AIM:
Gather all lines with "chart" from the records.

SUPPLIED MATERIAL:

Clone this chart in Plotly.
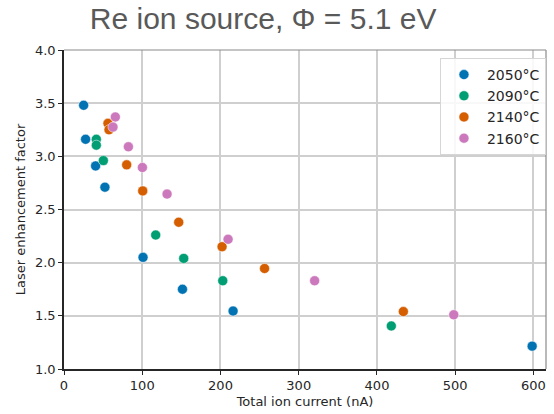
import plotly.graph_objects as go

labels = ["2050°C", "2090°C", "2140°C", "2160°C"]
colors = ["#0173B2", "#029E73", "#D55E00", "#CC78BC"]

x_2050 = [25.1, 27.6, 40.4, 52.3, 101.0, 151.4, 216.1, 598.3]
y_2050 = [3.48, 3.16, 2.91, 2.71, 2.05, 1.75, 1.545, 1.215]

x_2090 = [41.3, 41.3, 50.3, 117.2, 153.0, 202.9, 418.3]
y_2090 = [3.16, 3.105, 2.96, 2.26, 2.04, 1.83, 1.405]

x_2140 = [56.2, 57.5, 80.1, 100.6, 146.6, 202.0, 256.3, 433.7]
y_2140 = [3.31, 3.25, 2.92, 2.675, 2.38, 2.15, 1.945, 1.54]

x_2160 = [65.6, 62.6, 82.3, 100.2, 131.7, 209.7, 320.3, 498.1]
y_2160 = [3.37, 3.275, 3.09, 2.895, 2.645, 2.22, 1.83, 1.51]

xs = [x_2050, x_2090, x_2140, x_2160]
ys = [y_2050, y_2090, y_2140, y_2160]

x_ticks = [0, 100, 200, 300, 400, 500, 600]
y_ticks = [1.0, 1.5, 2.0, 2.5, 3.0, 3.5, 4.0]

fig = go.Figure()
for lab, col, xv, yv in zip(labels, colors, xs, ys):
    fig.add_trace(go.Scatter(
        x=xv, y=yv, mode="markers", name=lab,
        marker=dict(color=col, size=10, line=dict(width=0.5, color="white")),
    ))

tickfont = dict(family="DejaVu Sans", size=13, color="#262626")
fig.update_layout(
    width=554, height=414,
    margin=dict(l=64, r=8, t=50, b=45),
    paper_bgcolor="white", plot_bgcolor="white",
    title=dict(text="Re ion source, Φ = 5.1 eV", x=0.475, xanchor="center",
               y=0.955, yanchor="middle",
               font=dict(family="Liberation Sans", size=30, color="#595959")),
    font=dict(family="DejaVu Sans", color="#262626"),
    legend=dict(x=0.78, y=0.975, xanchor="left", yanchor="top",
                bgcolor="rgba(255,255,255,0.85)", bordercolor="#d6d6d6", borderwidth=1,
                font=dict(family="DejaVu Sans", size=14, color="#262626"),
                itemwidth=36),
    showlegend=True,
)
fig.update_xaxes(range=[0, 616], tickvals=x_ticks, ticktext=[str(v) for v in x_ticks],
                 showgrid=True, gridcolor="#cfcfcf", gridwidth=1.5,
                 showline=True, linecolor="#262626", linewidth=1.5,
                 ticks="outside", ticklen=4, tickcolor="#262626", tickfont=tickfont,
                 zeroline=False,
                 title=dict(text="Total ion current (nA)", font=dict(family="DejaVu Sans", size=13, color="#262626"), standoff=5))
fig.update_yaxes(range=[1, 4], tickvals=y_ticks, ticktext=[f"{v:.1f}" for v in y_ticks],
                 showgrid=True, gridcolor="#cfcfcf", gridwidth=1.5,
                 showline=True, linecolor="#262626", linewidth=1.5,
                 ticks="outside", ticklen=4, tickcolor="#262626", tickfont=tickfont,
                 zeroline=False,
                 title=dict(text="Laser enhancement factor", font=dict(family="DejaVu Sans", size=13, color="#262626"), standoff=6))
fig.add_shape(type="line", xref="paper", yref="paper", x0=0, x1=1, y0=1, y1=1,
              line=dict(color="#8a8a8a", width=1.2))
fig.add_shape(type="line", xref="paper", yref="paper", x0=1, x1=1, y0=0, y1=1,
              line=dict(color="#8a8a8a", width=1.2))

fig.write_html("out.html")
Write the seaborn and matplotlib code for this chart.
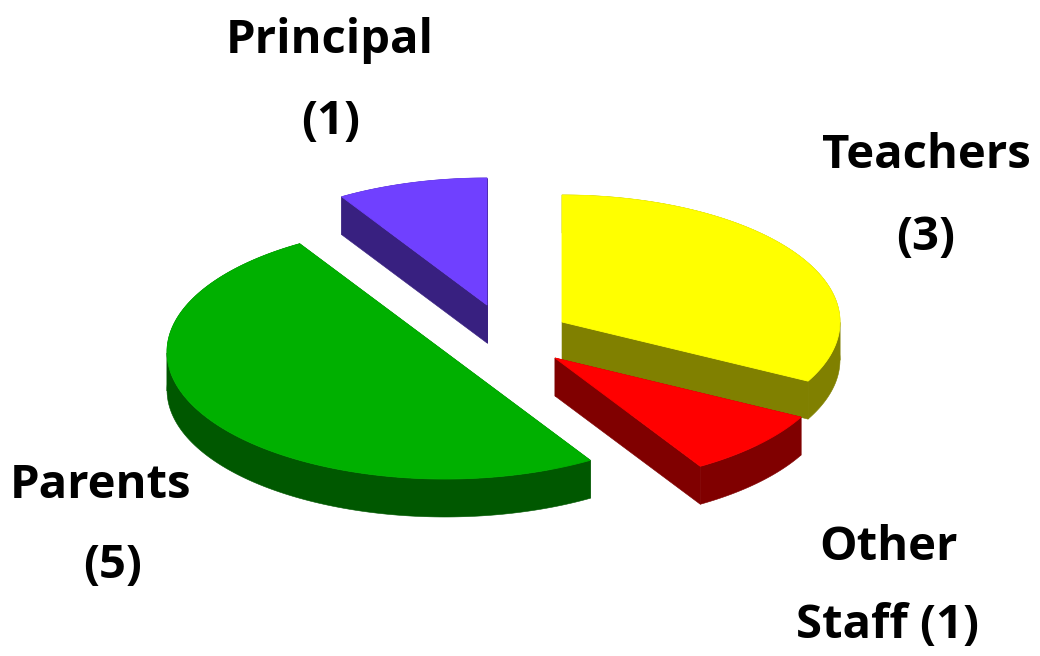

RESPONSE:
Clone this chart in Plotly.
Write the seaborn and matplotlib code for this chart.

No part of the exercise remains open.